* [Task description]: Copy each line of the records that holds the string "this".
· · · ·
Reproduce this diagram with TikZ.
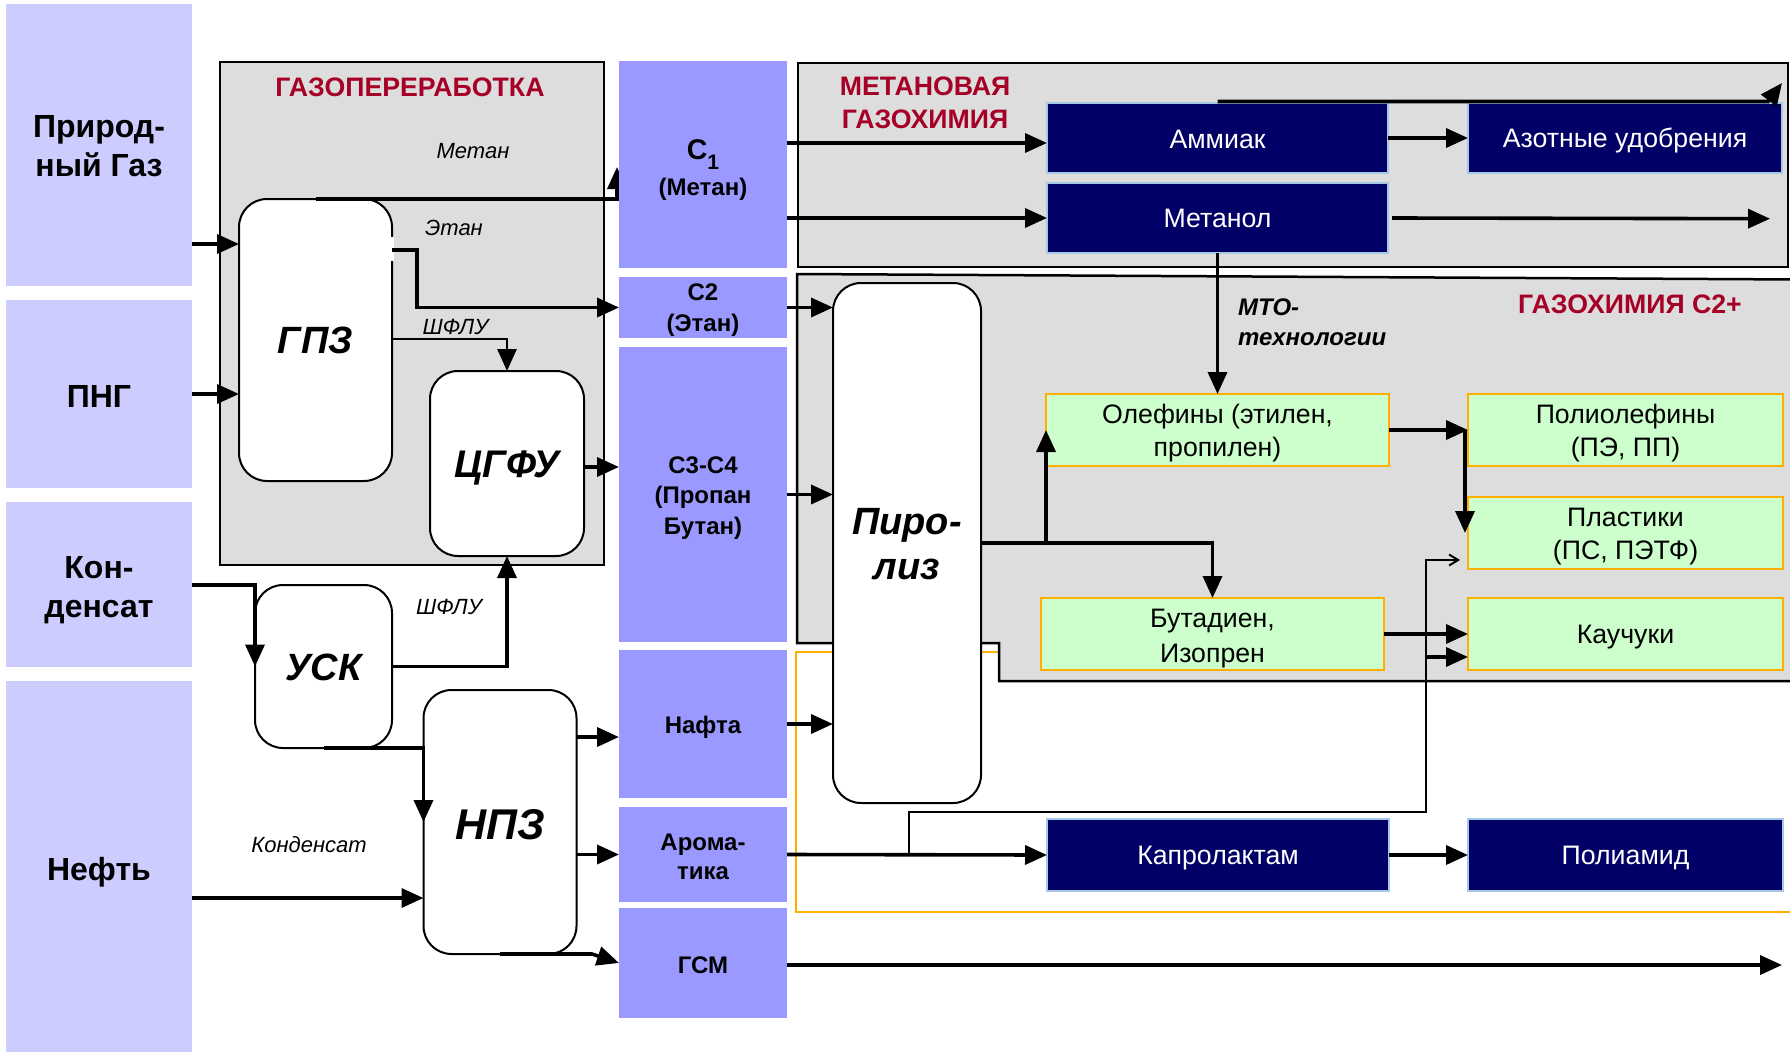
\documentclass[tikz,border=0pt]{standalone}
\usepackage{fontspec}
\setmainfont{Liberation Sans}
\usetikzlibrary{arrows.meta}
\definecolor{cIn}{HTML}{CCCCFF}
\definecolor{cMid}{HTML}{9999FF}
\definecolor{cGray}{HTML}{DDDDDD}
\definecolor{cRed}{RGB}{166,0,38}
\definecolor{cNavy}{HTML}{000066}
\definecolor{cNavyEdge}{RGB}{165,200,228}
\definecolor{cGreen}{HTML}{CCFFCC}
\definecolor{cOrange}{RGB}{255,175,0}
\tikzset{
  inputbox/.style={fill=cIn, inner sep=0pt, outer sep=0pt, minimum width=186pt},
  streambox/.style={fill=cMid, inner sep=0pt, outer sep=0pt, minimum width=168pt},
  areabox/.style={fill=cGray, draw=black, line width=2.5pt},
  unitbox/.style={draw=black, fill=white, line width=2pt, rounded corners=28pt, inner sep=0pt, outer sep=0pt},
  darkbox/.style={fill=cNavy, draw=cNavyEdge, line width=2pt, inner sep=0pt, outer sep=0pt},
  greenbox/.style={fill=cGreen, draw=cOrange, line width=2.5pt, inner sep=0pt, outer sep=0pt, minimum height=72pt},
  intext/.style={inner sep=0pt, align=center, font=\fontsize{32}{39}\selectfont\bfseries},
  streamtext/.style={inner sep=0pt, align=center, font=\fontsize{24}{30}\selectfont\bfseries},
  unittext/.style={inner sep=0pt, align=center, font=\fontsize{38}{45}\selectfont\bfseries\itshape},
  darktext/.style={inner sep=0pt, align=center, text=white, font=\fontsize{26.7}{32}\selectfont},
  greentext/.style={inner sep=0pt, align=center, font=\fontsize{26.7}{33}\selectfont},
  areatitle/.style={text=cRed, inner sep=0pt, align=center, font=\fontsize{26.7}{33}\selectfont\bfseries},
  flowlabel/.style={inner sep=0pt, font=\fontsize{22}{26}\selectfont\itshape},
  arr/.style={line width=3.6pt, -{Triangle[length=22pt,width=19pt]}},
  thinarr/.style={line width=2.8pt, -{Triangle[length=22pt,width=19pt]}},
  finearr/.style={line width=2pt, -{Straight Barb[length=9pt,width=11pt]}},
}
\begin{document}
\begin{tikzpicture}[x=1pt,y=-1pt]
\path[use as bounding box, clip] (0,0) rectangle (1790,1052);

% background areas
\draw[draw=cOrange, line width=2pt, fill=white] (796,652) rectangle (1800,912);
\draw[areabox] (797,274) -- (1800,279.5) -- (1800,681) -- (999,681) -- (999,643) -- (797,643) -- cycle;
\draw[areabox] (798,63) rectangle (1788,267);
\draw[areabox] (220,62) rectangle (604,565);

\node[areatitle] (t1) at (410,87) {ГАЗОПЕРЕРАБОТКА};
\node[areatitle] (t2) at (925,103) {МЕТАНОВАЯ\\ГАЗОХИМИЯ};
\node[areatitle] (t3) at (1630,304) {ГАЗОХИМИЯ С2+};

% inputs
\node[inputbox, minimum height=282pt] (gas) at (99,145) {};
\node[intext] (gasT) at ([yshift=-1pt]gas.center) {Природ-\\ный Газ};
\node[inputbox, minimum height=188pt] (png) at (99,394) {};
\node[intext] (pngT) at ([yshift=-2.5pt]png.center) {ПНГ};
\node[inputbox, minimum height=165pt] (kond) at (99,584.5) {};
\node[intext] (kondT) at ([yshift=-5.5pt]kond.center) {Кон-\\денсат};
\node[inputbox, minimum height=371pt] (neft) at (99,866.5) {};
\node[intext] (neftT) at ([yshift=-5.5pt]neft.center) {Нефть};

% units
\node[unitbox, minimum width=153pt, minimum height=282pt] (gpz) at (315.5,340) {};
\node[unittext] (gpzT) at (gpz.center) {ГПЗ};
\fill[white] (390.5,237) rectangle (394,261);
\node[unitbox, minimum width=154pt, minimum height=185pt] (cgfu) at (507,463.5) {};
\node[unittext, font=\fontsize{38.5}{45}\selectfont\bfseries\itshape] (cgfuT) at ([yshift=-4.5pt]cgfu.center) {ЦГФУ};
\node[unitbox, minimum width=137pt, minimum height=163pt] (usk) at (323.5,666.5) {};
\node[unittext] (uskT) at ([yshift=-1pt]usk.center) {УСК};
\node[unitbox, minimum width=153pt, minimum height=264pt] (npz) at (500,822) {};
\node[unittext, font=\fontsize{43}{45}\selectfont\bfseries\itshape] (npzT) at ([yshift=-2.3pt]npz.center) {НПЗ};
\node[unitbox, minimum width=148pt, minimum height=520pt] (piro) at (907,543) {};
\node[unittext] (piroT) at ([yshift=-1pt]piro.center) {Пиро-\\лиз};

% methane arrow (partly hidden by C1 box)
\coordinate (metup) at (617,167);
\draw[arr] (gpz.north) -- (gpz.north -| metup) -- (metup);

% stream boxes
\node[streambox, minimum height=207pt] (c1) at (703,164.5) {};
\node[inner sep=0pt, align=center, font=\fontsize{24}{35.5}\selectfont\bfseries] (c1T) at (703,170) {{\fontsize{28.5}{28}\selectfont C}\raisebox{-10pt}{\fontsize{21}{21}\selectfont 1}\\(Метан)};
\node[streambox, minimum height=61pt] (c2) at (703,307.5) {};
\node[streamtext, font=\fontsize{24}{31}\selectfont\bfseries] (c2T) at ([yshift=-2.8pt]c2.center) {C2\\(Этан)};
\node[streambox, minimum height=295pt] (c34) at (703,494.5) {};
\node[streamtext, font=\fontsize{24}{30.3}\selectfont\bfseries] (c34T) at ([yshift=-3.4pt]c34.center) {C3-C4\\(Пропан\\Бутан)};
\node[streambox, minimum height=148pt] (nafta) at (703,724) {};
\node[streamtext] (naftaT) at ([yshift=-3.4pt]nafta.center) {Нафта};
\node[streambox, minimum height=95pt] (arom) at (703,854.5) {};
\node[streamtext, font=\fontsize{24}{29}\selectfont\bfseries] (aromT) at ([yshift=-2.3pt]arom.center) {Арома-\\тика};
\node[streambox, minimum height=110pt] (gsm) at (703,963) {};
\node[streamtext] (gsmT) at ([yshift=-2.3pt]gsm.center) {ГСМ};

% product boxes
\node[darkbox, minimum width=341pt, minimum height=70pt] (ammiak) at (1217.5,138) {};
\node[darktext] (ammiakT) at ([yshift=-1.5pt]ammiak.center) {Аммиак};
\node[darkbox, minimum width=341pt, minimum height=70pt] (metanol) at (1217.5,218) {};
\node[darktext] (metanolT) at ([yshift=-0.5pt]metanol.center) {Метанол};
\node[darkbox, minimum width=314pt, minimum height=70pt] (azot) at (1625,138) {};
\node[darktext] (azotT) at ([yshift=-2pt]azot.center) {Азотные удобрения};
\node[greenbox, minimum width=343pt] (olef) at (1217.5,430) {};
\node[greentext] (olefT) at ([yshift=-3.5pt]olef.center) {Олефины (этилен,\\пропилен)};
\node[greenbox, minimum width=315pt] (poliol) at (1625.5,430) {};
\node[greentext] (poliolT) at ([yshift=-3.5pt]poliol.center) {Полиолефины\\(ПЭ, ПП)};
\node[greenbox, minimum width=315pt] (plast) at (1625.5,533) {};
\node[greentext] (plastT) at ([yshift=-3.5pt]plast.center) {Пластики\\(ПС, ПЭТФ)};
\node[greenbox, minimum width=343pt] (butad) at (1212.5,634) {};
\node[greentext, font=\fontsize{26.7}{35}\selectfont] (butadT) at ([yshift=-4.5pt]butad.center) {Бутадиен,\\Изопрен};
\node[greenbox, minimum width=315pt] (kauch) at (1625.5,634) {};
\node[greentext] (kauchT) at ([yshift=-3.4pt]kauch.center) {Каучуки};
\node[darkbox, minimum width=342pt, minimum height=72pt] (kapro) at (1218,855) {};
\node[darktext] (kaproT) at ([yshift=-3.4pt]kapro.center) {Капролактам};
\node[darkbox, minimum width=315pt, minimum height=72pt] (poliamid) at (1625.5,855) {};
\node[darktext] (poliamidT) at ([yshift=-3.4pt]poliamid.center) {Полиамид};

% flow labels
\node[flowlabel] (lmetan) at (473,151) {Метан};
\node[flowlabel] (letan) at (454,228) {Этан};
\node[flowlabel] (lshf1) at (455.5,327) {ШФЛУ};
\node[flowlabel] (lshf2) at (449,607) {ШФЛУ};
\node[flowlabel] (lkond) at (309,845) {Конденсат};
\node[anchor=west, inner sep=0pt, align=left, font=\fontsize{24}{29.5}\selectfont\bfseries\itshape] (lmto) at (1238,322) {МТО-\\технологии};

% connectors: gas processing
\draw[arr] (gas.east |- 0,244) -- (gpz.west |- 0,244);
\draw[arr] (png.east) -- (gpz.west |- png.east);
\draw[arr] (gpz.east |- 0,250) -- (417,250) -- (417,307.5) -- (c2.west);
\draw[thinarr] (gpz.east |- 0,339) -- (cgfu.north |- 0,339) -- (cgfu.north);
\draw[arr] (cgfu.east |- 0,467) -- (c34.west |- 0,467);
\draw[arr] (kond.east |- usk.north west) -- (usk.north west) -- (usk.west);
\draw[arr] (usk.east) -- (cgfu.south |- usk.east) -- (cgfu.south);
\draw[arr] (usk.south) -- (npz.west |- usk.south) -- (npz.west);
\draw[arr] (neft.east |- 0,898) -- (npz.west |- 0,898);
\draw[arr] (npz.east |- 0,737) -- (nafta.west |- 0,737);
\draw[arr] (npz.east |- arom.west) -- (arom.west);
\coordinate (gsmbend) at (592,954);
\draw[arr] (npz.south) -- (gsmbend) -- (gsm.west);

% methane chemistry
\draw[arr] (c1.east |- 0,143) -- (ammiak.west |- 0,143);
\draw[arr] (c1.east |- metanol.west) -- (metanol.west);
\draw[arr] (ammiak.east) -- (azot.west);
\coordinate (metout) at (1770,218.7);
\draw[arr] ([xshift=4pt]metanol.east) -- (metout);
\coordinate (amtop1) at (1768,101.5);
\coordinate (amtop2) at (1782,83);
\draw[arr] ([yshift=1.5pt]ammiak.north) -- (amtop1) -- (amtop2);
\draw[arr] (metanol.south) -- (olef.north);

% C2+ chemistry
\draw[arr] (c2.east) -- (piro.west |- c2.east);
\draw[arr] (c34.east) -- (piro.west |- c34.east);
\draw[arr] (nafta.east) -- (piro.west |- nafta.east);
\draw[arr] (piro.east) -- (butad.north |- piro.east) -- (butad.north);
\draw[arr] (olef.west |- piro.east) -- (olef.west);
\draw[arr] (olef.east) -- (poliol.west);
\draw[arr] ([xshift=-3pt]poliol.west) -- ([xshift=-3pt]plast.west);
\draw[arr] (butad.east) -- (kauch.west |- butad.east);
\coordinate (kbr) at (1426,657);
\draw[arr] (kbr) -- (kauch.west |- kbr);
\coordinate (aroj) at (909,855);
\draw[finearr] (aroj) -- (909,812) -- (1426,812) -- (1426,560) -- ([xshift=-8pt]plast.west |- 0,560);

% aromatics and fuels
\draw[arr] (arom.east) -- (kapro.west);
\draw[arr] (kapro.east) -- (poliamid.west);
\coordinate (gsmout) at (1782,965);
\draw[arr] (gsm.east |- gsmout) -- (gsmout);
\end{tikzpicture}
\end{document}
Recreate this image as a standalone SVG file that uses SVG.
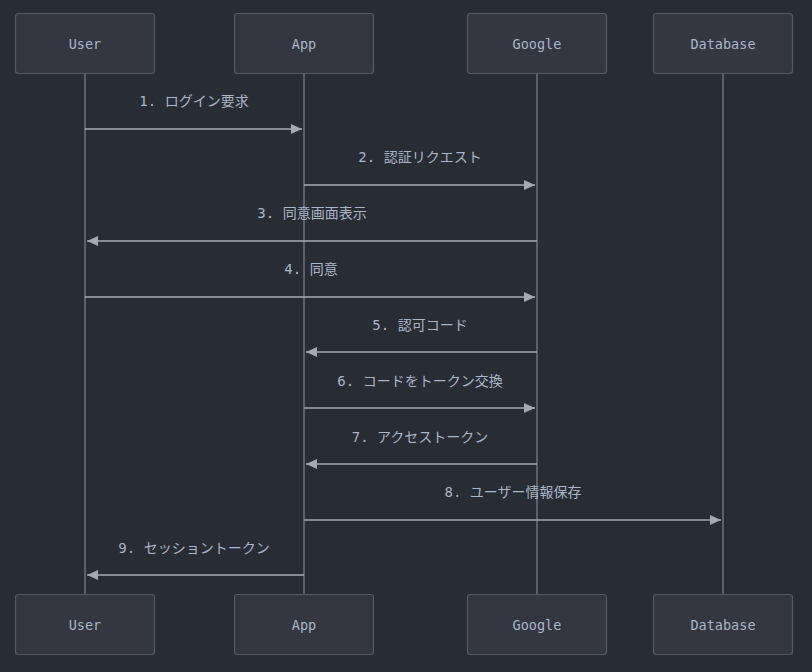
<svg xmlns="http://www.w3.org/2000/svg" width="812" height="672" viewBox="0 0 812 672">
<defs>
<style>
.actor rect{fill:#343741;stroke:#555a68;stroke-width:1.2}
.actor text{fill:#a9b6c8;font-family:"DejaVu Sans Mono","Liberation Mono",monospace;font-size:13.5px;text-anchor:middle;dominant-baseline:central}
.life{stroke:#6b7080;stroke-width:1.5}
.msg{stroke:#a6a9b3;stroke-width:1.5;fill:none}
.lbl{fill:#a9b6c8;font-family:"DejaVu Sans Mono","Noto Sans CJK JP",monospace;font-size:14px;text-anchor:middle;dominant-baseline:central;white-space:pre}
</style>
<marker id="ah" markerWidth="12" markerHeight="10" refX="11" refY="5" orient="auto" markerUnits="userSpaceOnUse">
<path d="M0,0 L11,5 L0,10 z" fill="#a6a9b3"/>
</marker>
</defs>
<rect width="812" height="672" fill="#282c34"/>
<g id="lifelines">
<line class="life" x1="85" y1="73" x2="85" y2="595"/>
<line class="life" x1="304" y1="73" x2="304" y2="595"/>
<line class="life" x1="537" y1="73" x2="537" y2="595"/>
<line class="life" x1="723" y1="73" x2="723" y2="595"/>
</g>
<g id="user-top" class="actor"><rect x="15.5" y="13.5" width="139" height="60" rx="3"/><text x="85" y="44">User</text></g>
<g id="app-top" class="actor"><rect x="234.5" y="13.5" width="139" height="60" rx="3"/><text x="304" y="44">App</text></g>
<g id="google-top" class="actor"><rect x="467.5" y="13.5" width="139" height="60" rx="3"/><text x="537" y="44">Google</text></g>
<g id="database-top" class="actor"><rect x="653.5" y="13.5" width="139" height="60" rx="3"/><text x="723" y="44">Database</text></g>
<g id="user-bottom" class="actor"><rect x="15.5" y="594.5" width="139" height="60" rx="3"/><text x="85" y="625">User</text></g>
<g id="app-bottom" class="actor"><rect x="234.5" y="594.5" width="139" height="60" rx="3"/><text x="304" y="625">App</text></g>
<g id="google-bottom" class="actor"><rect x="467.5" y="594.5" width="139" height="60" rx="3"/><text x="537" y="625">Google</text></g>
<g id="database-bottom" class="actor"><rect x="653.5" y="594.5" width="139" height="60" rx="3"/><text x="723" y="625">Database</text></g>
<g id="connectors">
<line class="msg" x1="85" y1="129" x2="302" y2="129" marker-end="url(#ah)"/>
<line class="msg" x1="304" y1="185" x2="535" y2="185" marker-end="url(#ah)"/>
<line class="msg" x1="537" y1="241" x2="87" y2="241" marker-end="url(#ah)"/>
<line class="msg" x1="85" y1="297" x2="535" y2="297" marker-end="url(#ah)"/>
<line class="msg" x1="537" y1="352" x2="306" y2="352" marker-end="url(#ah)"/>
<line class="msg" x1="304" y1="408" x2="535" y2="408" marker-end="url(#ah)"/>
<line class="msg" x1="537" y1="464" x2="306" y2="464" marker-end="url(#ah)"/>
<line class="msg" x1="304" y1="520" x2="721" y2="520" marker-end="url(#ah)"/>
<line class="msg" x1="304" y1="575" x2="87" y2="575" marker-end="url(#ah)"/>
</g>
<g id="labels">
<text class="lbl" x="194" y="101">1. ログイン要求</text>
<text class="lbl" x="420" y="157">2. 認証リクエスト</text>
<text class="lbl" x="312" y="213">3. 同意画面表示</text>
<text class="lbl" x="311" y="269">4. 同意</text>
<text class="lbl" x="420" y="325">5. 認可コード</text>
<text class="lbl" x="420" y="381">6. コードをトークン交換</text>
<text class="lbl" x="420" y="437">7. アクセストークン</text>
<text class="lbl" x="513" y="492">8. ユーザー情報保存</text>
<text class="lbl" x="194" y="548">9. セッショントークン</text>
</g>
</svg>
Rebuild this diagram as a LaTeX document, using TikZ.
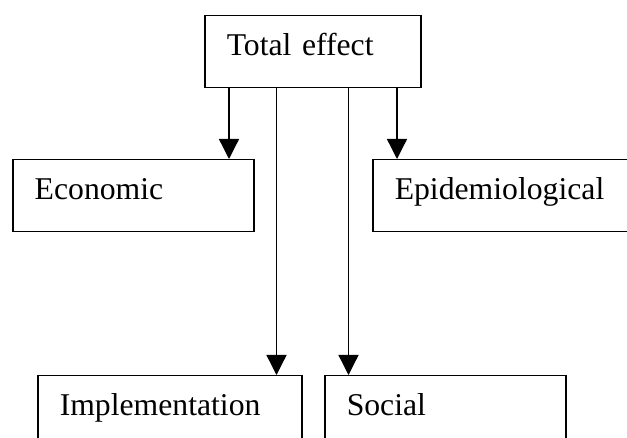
· · · ·
* [Result]:
Reproduce this diagram with TikZ.
Recreate this image as a standalone SVG file that uses SVG.
Rebuild this diagram as a LaTeX document, using TikZ.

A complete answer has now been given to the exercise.